Exercise requirements: Pictures excluded, return the lines below from the first through the line holding "(0,0) rectangle (1194,1598);".

The data:
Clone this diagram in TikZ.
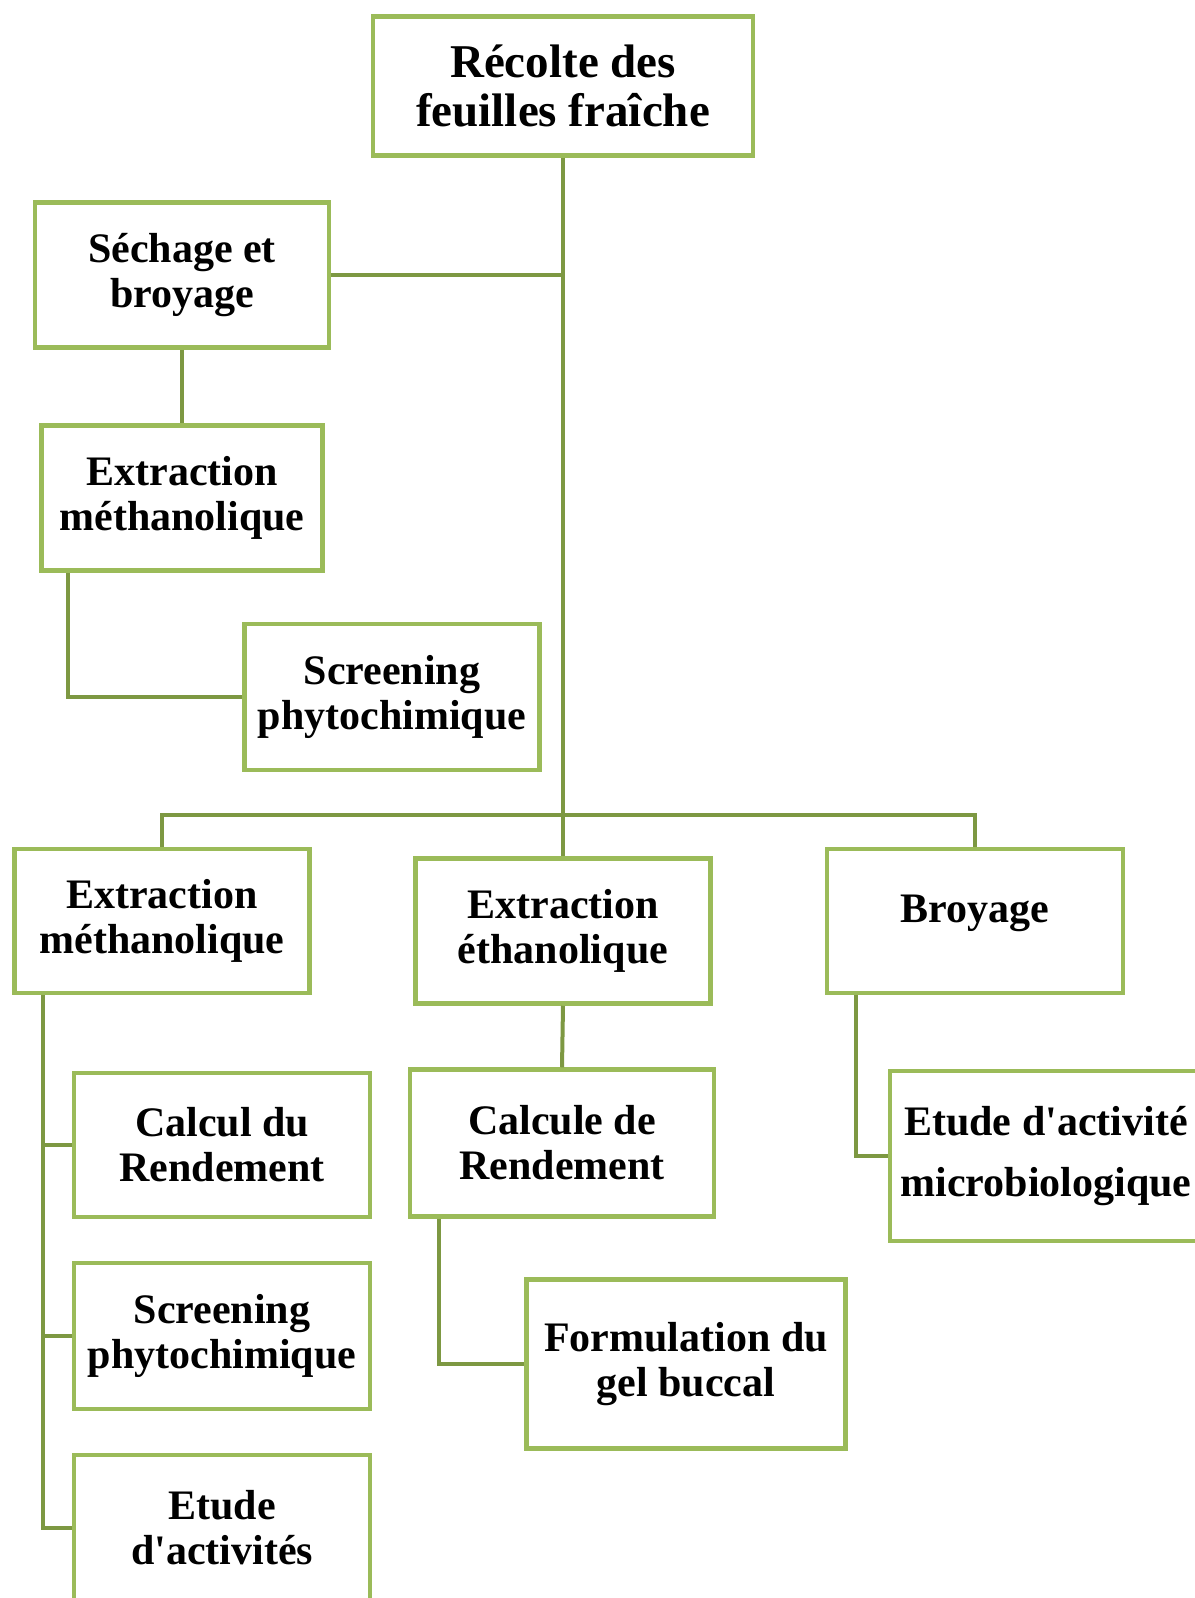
\documentclass[tikz,border=0pt]{standalone}
\usepackage{fontspec}
\setmainfont{Liberation Serif}

\definecolor{boxgreen}{RGB}{155,187,89}
\definecolor{linegreen}{RGB}{125,152,66}

\tikzset{
  etape/.style={draw=boxgreen, line width=4.5pt, align=center, inner sep=0pt,
                font=\bfseries\fontsize{42}{45}\selectfont},
  lien/.style={draw=linegreen, line width=4pt}
}

\begin{document}
\begin{tikzpicture}[x=1pt,y=-1pt]
\useasboundingbox (0,0) rectangle (1194,1598);

% boxes
\node[etape, minimum width=380pt, minimum height=139pt, font=\bfseries\fontsize{47}{49}\selectfont]
   (recolte) at (563,86) {Récolte des\\feuilles fraîche};
\node[etape, minimum width=294pt, minimum height=145pt] (sechage) at (182,275) {Séchage et\\broyage};
\node[etape, minimum width=281pt, minimum height=145pt] (extmA) at (182,498) {Extraction\\méthanolique};
\node[etape, minimum width=295pt, minimum height=146pt] (screenA) at (392,697) {Screening\\phytochimique};

\node[etape, minimum width=295pt, minimum height=144pt] (extmB) at (162,921) {Extraction\\méthanolique};
\node[etape, minimum width=295pt, minimum height=145pt] (exteth) at (563,931) {Extraction\\éthanolique};
\node[etape, minimum width=296pt, minimum height=144pt] (broyage) at (975,921) {\raisebox{24pt}{Broyage}};

\node[etape, minimum width=296pt, minimum height=144pt] (calcul) at (222,1145) {Calcul du\\Rendement};
\node[etape, minimum width=296pt, minimum height=146pt] (screenB) at (222,1336) {Screening\\phytochimique};
\node[etape, minimum width=296pt, minimum height=146pt] (etude) at (222,1528) {Etude\\d\textquotesingle activités};

\node[etape, minimum width=304pt, minimum height=147pt] (calcule) at (562,1143) {Calcule de\\Rendement};
\node[etape, minimum width=319pt, minimum height=169pt] (formul) at (686,1364) {Formulation du\\gel buccal};
\node[etape, minimum width=312pt, minimum height=170pt] (microb) at (1046,1156) {Etude d\textquotesingle activité\\[16pt]microbiologique};

% trunk
\coordinate (barre) at (563,815);
\draw[lien] (recolte.south) -- (barre);
\draw[lien] (sechage.east) -- (sechage.east -| recolte.south);
\draw[lien] (sechage.south) -- (extmA.north);
\draw[lien] ([xshift=29pt]extmA.south west) |- (screenA.west);

% three branches
\draw[lien] (extmB.north) |- (barre) -| (broyage.north);
\draw[lien] (barre) -- (exteth.north);

\foreach \n in {calcul,screenB,etude}
{	\draw[lien] ([xshift=31pt]extmB.south west) |- (\n.west);
}
\draw[lien] (exteth.south) -- (calcule.north);
\draw[lien] ([xshift=31pt]calcule.south west) |- (formul.west);
\draw[lien] ([xshift=31pt]broyage.south west) |- (microb.west);
\end{tikzpicture}
\end{document}
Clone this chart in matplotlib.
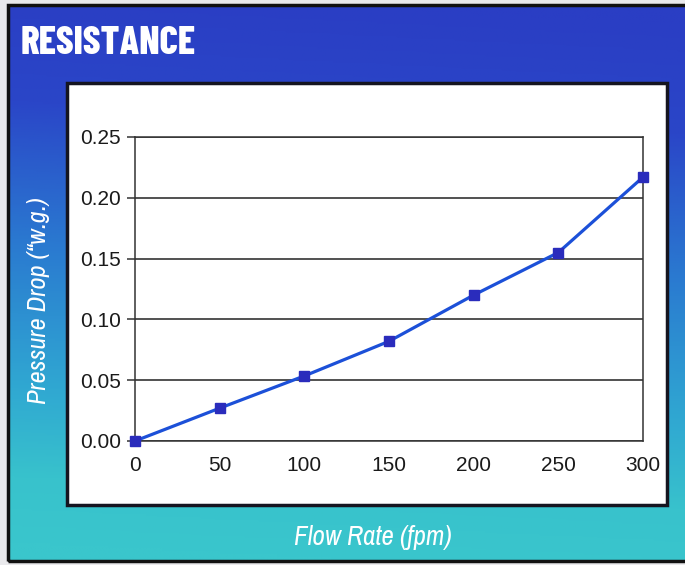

Reply to the task:
Clone this diagram in TikZ.
\documentclass[tikz,border=0pt]{standalone}
\usepackage{fontspec}
\setmainfont{Liberation Serif}

\definecolor{boxgreen}{RGB}{155,187,89}
\definecolor{linegreen}{RGB}{125,152,66}

\tikzset{
  etape/.style={draw=boxgreen, line width=4.5pt, align=center, inner sep=0pt,
                font=\bfseries\fontsize{42}{45}\selectfont},
  lien/.style={draw=linegreen, line width=4pt}
}

\begin{document}
\begin{tikzpicture}[x=1pt,y=-1pt]
\useasboundingbox (0,0) rectangle (1194,1598);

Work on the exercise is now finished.